The hideous appeal has swept around the globe. Come, all ye guilty ones, and rank yourselves in accordance with the brotherhood of crime. This, indeed, is an awful summons. I almost tremble to look at the strange partnerships that begin to be formed, reluctantly, but by the in vincible necessity of like to like in this part of the procession. A forger from the state prison seizes the arm of a distinguished financier. How indignantly does the latter plead his fair reputation upon 'Change, and insist that his operations, by their magnificence of scope, were removed into quite another sphere of morality than those of his pitiful companion! But let him cut the connection if he can.

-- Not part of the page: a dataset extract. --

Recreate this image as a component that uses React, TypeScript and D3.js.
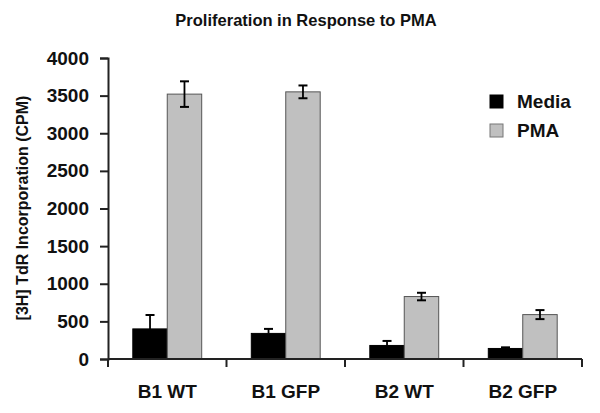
import React, { useRef, useEffect } from 'react';
import * as d3 from 'd3';

const groups = ['B1 WT', 'B1 GFP', 'B2 WT', 'B2 GFP'];
const seriesNames = ['Media', 'PMA'];
const mediaValues = [400, 340, 180, 140];
const mediaErrors = [185, 60, 60, 15];
const pmaValues = [3520, 3550, 830, 590];
const pmaErrors = [170, 85, 50, 60];
const yTicks = [0, 500, 1000, 1500, 2000, 2500, 3000, 3500, 4000];

const colors: Record<string, string> = { Media: '#000000', PMA: '#c0c0c0' };

const App: React.FC = () => {
  const svgRef = useRef<SVGSVGElement>(null);
  const width = 600;
  const height = 413;

  useEffect(() => {
    if (!svgRef.current) return;
    const svg = d3.select(svgRef.current);
    svg.selectAll('*').remove();

    const font = '"Liberation Sans", Arial, sans-serif';
    const left = 108;
    const right = 582;
    const top = 58;
    const bottom = 359;

    const x0 = d3.scaleBand<string>().domain(groups).range([left, right]).paddingInner(0).paddingOuter(0);
    const x1 = d3.scaleBand<string>().domain(seriesNames).range([0, x0.bandwidth()]).paddingInner(0).paddingOuter(0.72);
    const y = d3.scaleLinear().domain([0, 4000]).range([bottom, top]);

    const rows = groups.map((g, i) => ({
      group: g,
      items: [
        { key: 'Media', value: mediaValues[i], err: mediaErrors[i] },
        { key: 'PMA', value: pmaValues[i], err: pmaErrors[i] },
      ],
    }));

    // Bars
    const gBars = svg.append('g');
    rows.forEach(r => {
      r.items.forEach(d => {
        const bx = x0(r.group)! + x1(d.key)!;
        gBars.append('rect')
          .attr('x', bx)
          .attr('y', y(d.value))
          .attr('width', x1.bandwidth())
          .attr('height', y(0) - y(d.value))
          .attr('fill', colors[d.key])
          .attr('stroke', d.key === 'PMA' ? '#555' : '#000')
          .attr('stroke-width', 1);
      });
    });

    // Error bars (the lower half disappears into the black Media bars)
    rows.forEach(r => {
      r.items.forEach(d => {
        const cx = x0(r.group)! + x1(d.key)! + x1.bandwidth() / 2;
        const hi = y(d.value + d.err);
        const lo = d.key === 'Media' ? y(d.value) : y(Math.max(0, d.value - d.err));
        const cap = 4.5;
        gBars.append('line')
          .attr('x1', cx).attr('x2', cx).attr('y1', hi).attr('y2', lo)
          .attr('stroke', '#000').attr('stroke-width', 1.8);
        const caps = d.key === 'Media' ? [hi] : [hi, lo];
        caps.forEach(yy => {
          gBars.append('line')
            .attr('x1', cx - cap).attr('x2', cx + cap).attr('y1', yy).attr('y2', yy)
            .attr('stroke', '#000').attr('stroke-width', 2);
        });
      });
    });

    // Y axis
    const yAxis = svg.append('g')
      .attr('transform', `translate(${left},0)`)
      .call(d3.axisLeft(y).tickValues(yTicks).tickSize(8).tickPadding(11).tickFormat(d => `${d}`));
    yAxis.select('.domain').attr('stroke', '#222').attr('stroke-width', 2);
    yAxis.selectAll('.tick line').attr('stroke', '#222').attr('stroke-width', 2);
    yAxis.selectAll('text')
      .attr('font-family', font)
      .attr('font-size', '19px')
      .attr('font-weight', 700)
      .attr('fill', '#111');

    // X axis
    const xAxisG = svg.append('g');
    xAxisG.append('line')
      .attr('x1', left).attr('x2', right).attr('y1', bottom).attr('y2', bottom)
      .attr('stroke', '#222').attr('stroke-width', 2);
    const boundaries = [...groups.map(g => x0(g)!), right];
    boundaries.forEach(bx => {
      xAxisG.append('line')
        .attr('x1', bx).attr('x2', bx).attr('y1', bottom).attr('y2', bottom + 8)
        .attr('stroke', '#222').attr('stroke-width', 2);
    });
    groups.forEach(g => {
      xAxisG.append('text')
        .attr('x', x0(g)! + x0.bandwidth() / 2)
        .attr('y', 398)
        .attr('text-anchor', 'middle')
        .attr('font-family', font)
        .attr('font-size', '19px')
        .attr('font-weight', 700)
        .attr('fill', '#111')
        .text(g);
    });

    // Y axis title
    svg.append('text')
      .attr('transform', 'rotate(-90)')
      .attr('x', -208)
      .attr('y', 28)
      .attr('text-anchor', 'middle')
      .attr('font-family', font)
      .attr('font-size', '16px')
      .attr('font-weight', 700)
      .attr('fill', '#111')
      .text('[3H] TdR Incorporation (CPM)');

    // Title
    svg.append('text')
      .attr('x', 306)
      .attr('y', 26)
      .attr('text-anchor', 'middle')
      .attr('font-family', font)
      .attr('font-size', '16.5px')
      .attr('font-weight', 700)
      .attr('fill', '#111')
      .text('Proliferation in Response to PMA');

    // Legend
    const legend = svg.append('g').attr('transform', 'translate(490, 95)');
    seriesNames.forEach((s, i) => {
      legend.append('rect')
        .attr('x', 0)
        .attr('y', i * 29)
        .attr('width', 13)
        .attr('height', 13)
        .attr('fill', colors[s])
        .attr('stroke', s === 'PMA' ? '#777' : '#000')
        .attr('stroke-width', 1);
      legend.append('text')
        .attr('x', 27)
        .attr('y', i * 29 + 13)
        .attr('font-family', font)
        .attr('font-size', '19px')
        .attr('font-weight', 700)
        .attr('fill', '#111')
        .text(s);
    });
  }, []);

  return (
    <svg
      ref={svgRef}
      width={width}
      height={height}
      style={{ position: 'absolute', left: 0, top: 0, background: '#fff' }}
    />
  );
};

export default App;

Here comes a murderer with his clanking chains, and pairs himself — horrible to tell — with as pure and upright a man, in all observable respects, as ever partook of the consecrated bread and wine. He is one of those, perchance the most hopeless of all sinners, who practise such an exemplary system of outward duties, that even a deadly crime may be hidden from their own sight and remembrance, under this unreal frostwork. Yet he now finds his place. Why do that pair of flaunting girls, with the pert, affected laugh and the sly leer at the by-standers, intrude themselves into the same rank with yonder decorous matron, and that somewhat prudish maiden? Surely these poor creatures, born to vice as their sole and natural inheritance, can be no fit associates for women who have been guarded round about by all the proprieties of domestic life, and who could not err unless they first created the opportunity. Oh no; it must be merely the impertinence of those unblushing hussies; and we can only wonder how such respectable ladies should have responded to a summons that was not meant for them.